### Provided data
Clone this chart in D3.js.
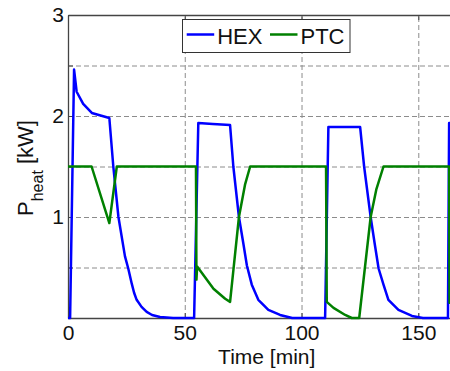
<!DOCTYPE html>
<html>
<head>
<meta charset="utf-8">
<script src="https://cdn.jsdelivr.net/npm/d3@7"></script>
<style>
  body { margin: 0; background: #fff; }
  svg { display: block; font-family: "Liberation Sans", Arial, sans-serif; }
</style>
</head>
<body>
<div id="chart"></div>
<script>
// values
const hexTime  = [0, 0.9, 2.6, 3.7, 6.5, 10.2, 17.7, 19.4, 21.6, 24.4, 25.8, 27.3, 28.3, 29.4, 31.5, 33.7, 36, 39.4, 45,
                  54.0, 55.8, 62, 69.4, 70.8, 73.2, 75, 76.6, 78.7, 81.5, 85.8, 90.8, 96,
                  110.1, 111.5, 118, 125.1, 126.8, 129.6, 131.3, 133, 135.1, 137.2, 141.5, 147.3, 152, 162.7,
                  163.2, 170];
const hexPower = [0, 0, 2.46, 2.24, 2.12, 2.03, 1.98, 1.50, 1.00, 0.61, 0.49, 0.34, 0.25, 0.18, 0.11, 0.06, 0.03, 0.01, 0,
                  0, 1.93, 1.92, 1.91, 1.50, 1.00, 0.75, 0.52, 0.33, 0.18, 0.08, 0.03, 0,
                  0, 1.89, 1.89, 1.89, 1.50, 1.00, 0.74, 0.49, 0.33, 0.18, 0.08, 0.02, 0, 0,
                  1.93, 1.93];
const ptcTime  = [0, 10.1, 17.7, 20.9, 54.8, 55.0, 55.3, 62.3, 67.3, 69.4, 73.2, 75.8, 78.0, 110.5, 110.8, 113.7, 118.7, 121.5, 124.7,
                  129.6, 132.0, 135.1, 163.2, 163.4, 170];
const ptcPower = [1.5, 1.5, 0.94, 1.5, 1.5, 0.38, 0.51, 0.29, 0.19, 0.16, 1.0, 1.32, 1.5, 1.5, 0.16, 0.10, 0.03, 0, 0,
                  1.0, 1.27, 1.5, 1.5, 0.15, 0.15];

const seriesNames  = ["HEX", "PTC"];
const seriesColors = ["#0000ff", "#008000"];
const xTicks = [0, 50, 100, 150];
const yTicks = [0, 0.5, 1, 1.5, 2, 2.5, 3];
const yTickLabels = ["", "", "1", "", "2", "", "3"];

const W = 450, H = 371;
const mLeft = 68, mTop = 15, mRight = 465, mBottom = 318;

const svg = d3.select("#chart").append("svg")
  .attr("width", W)
  .attr("height", H);

const x = d3.scaleLinear().domain([0, 170]).range([mLeft, mRight]);
const y = d3.scaleLinear().domain([0, 3]).range([mBottom, mTop]);

// grid
const gx = svg.append("g")
  .attr("transform", "translate(0," + mBottom + ")")
  .call(d3.axisBottom(x).tickValues(xTicks).tickSize(-(mBottom - mTop)).tickFormat(""));
const gy = svg.append("g")
  .attr("transform", "translate(" + mLeft + ",0)")
  .call(d3.axisLeft(y).tickValues(yTicks).tickSize(-(mRight - mLeft)).tickFormat(""));
[gx, gy].forEach(g => {
  g.select(".domain").remove();
  g.selectAll("line").attr("stroke", "#8c8c8c").attr("stroke-dasharray", "5,3");
});

// axes, ticks pointing inward
const axB = svg.append("g")
  .attr("transform", "translate(0," + mBottom + ")")
  .call(d3.axisBottom(x).tickValues(xTicks).tickSizeInner(-5).tickSizeOuter(0).tickPadding(7));
const axT = svg.append("g")
  .attr("transform", "translate(0," + mTop + ")")
  .call(d3.axisTop(x).tickValues(xTicks).tickSizeInner(-5).tickSizeOuter(0).tickFormat(""));
const axL = svg.append("g")
  .attr("transform", "translate(" + mLeft + ",0)")
  .call(d3.axisLeft(y).tickValues(yTicks).tickSizeInner(-5).tickSizeOuter(0).tickPadding(4)
    .tickFormat((d, i) => yTickLabels[i]));
[axB, axT, axL].forEach(g => {
  g.select(".domain").attr("stroke", "#444").attr("stroke-width", 1.3);
  g.selectAll("line").attr("stroke", "#444");
  g.selectAll("text").attr("fill", "#111").style("font-size", "21px");
});

// curves
const line = d3.line().x(d => x(d[0])).y(d => y(d[1]));
const series = [d3.zip(hexTime, hexPower), d3.zip(ptcTime, ptcPower)];
svg.append("g").selectAll("path")
  .data(series)
  .enter()
  .append("path")
  .attr("d", line)
  .attr("fill", "none")
  .attr("stroke", (d, i) => seriesColors[i])
  .attr("stroke-width", 2.5)
  .attr("stroke-linejoin", "round");

// legend
const lg = svg.append("g");
lg.append("rect")
  .attr("x", 182.5).attr("y", 19.5).attr("width", 167.5).attr("height", 33)
  .attr("fill", "#fff").attr("stroke", "#333");
const item = lg.selectAll(".item")
  .data(seriesNames)
  .enter()
  .append("g")
  .attr("transform", (d, i) => "translate(" + (186.7 + i * 83.3) + ",0)");
item.append("line")
  .attr("x1", 0).attr("x2", 27.5).attr("y1", 34.5).attr("y2", 34.5)
  .attr("stroke", (d, i) => seriesColors[i]).attr("stroke-width", 2.5);
item.append("text")
  .attr("x", 30.5).attr("y", 43.5)
  .style("font-size", "22px").attr("fill", "#111")
  .text(d => d);

// axis labels
svg.append("text")
  .attr("x", 266.7).attr("y", 363.5)
  .attr("text-anchor", "middle")
  .style("font-size", "21px").attr("fill", "#111")
  .text("Time [min]");

const yl = svg.append("text")
  .attr("transform", "translate(33.3,168) rotate(-90)")
  .attr("text-anchor", "middle")
  .style("font-size", "22px").attr("fill", "#111");
yl.append("tspan").text("P");
yl.append("tspan").attr("dy", 10).style("font-size", "16px").text("heat");
yl.append("tspan").attr("dy", -10).text(" [kW]");
</script>
</body>
</html>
######
**Written problem:** Leave out the pictures and reproduce the rest of the listing exactly.

**Completed task:**
Clone this chart in D3.js.
<!DOCTYPE html>
<html>
<head>
<meta charset="utf-8">
<script src="https://cdn.jsdelivr.net/npm/d3@7"></script>
<style>
  body { margin: 0; background: #fff; }
  svg { display: block; font-family: "Liberation Sans", Arial, sans-serif; }
</style>
</head>
<body>
<div id="chart"></div>
<script>
// values
const hexTime  = [0, 0.9, 2.6, 3.7, 6.5, 10.2, 17.7, 19.4, 21.6, 24.4, 25.8, 27.3, 28.3, 29.4, 31.5, 33.7, 36, 39.4, 45,
                  54.0, 55.8, 62, 69.4, 70.8, 73.2, 75, 76.6, 78.7, 81.5, 85.8, 90.8, 96,
                  110.1, 111.5, 118, 125.1, 126.8, 129.6, 131.3, 133, 135.1, 137.2, 141.5, 147.3, 152, 162.7,
                  163.2, 170];
const hexPower = [0, 0, 2.46, 2.24, 2.12, 2.03, 1.98, 1.50, 1.00, 0.61, 0.49, 0.34, 0.25, 0.18, 0.11, 0.06, 0.03, 0.01, 0,
                  0, 1.93, 1.92, 1.91, 1.50, 1.00, 0.75, 0.52, 0.33, 0.18, 0.08, 0.03, 0,
                  0, 1.89, 1.89, 1.89, 1.50, 1.00, 0.74, 0.49, 0.33, 0.18, 0.08, 0.02, 0, 0,
                  1.93, 1.93];
const ptcTime  = [0, 10.1, 17.7, 20.9, 54.8, 55.0, 55.3, 62.3, 67.3, 69.4, 73.2, 75.8, 78.0, 110.5, 110.8, 113.7, 118.7, 121.5, 124.7,
                  129.6, 132.0, 135.1, 163.2, 163.4, 170];
const ptcPower = [1.5, 1.5, 0.94, 1.5, 1.5, 0.38, 0.51, 0.29, 0.19, 0.16, 1.0, 1.32, 1.5, 1.5, 0.16, 0.10, 0.03, 0, 0,
                  1.0, 1.27, 1.5, 1.5, 0.15, 0.15];

const seriesNames  = ["HEX", "PTC"];
const seriesColors = ["#0000ff", "#008000"];
const xTicks = [0, 50, 100, 150];
const yTicks = [0, 0.5, 1, 1.5, 2, 2.5, 3];
const yTickLabels = ["", "", "1", "", "2", "", "3"];

const W = 450, H = 371;
const mLeft = 68, mTop = 15, mRight = 465, mBottom = 318;

const svg = d3.select("#chart").append("svg")
  .attr("width", W)
  .attr("height", H);

const x = d3.scaleLinear().domain([0, 170]).range([mLeft, mRight]);
const y = d3.scaleLinear().domain([0, 3]).range([mBottom, mTop]);

// grid
const gx = svg.append("g")
  .attr("transform", "translate(0," + mBottom + ")")
  .call(d3.axisBottom(x).tickValues(xTicks).tickSize(-(mBottom - mTop)).tickFormat(""));
const gy = svg.append("g")
  .attr("transform", "translate(" + mLeft + ",0)")
  .call(d3.axisLeft(y).tickValues(yTicks).tickSize(-(mRight - mLeft)).tickFormat(""));
[gx, gy].forEach(g => {
  g.select(".domain").remove();
  g.selectAll("line").attr("stroke", "#8c8c8c").attr("stroke-dasharray", "5,3");
});

// axes, ticks pointing inward
const axB = svg.append("g")
  .attr("transform", "translate(0," + mBottom + ")")
  .call(d3.axisBottom(x).tickValues(xTicks).tickSizeInner(-5).tickSizeOuter(0).tickPadding(7));
const axT = svg.append("g")
  .attr("transform", "translate(0," + mTop + ")")
  .call(d3.axisTop(x).tickValues(xTicks).tickSizeInner(-5).tickSizeOuter(0).tickFormat(""));
const axL = svg.append("g")
  .attr("transform", "translate(" + mLeft + ",0)")
  .call(d3.axisLeft(y).tickValues(yTicks).tickSizeInner(-5).tickSizeOuter(0).tickPadding(4)
    .tickFormat((d, i) => yTickLabels[i]));
[axB, axT, axL].forEach(g => {
  g.select(".domain").attr("stroke", "#444").attr("stroke-width", 1.3);
  g.selectAll("line").attr("stroke", "#444");
  g.selectAll("text").attr("fill", "#111").style("font-size", "21px");
});

// curves
const line = d3.line().x(d => x(d[0])).y(d => y(d[1]));
const series = [d3.zip(hexTime, hexPower), d3.zip(ptcTime, ptcPower)];
svg.append("g").selectAll("path")
  .data(series)
  .enter()
  .append("path")
  .attr("d", line)
  .attr("fill", "none")
  .attr("stroke", (d, i) => seriesColors[i])
  .attr("stroke-width", 2.5)
  .attr("stroke-linejoin", "round");

// legend
const lg = svg.append("g");
lg.append("rect")
  .attr("x", 182.5).attr("y", 19.5).attr("width", 167.5).attr("height", 33)
  .attr("fill", "#fff").attr("stroke", "#333");
const item = lg.selectAll(".item")
  .data(seriesNames)
  .enter()
  .append("g")
  .attr("transform", (d, i) => "translate(" + (186.7 + i * 83.3) + ",0)");
item.append("line")
  .attr("x1", 0).attr("x2", 27.5).attr("y1", 34.5).attr("y2", 34.5)
  .attr("stroke", (d, i) => seriesColors[i]).attr("stroke-width", 2.5);
item.append("text")
  .attr("x", 30.5).attr("y", 43.5)
  .style("font-size", "22px").attr("fill", "#111")
  .text(d => d);

// axis labels
svg.append("text")
  .attr("x", 266.7).attr("y", 363.5)
  .attr("text-anchor", "middle")
  .style("font-size", "21px").attr("fill", "#111")
  .text("Time [min]");

const yl = svg.append("text")
  .attr("transform", "translate(33.3,168) rotate(-90)")
  .attr("text-anchor", "middle")
  .style("font-size", "22px").attr("fill", "#111");
yl.append("tspan").text("P");
yl.append("tspan").attr("dy", 10).style("font-size", "16px").text("heat");
yl.append("tspan").attr("dy", -10).text(" [kW]");
</script>
</body>
</html>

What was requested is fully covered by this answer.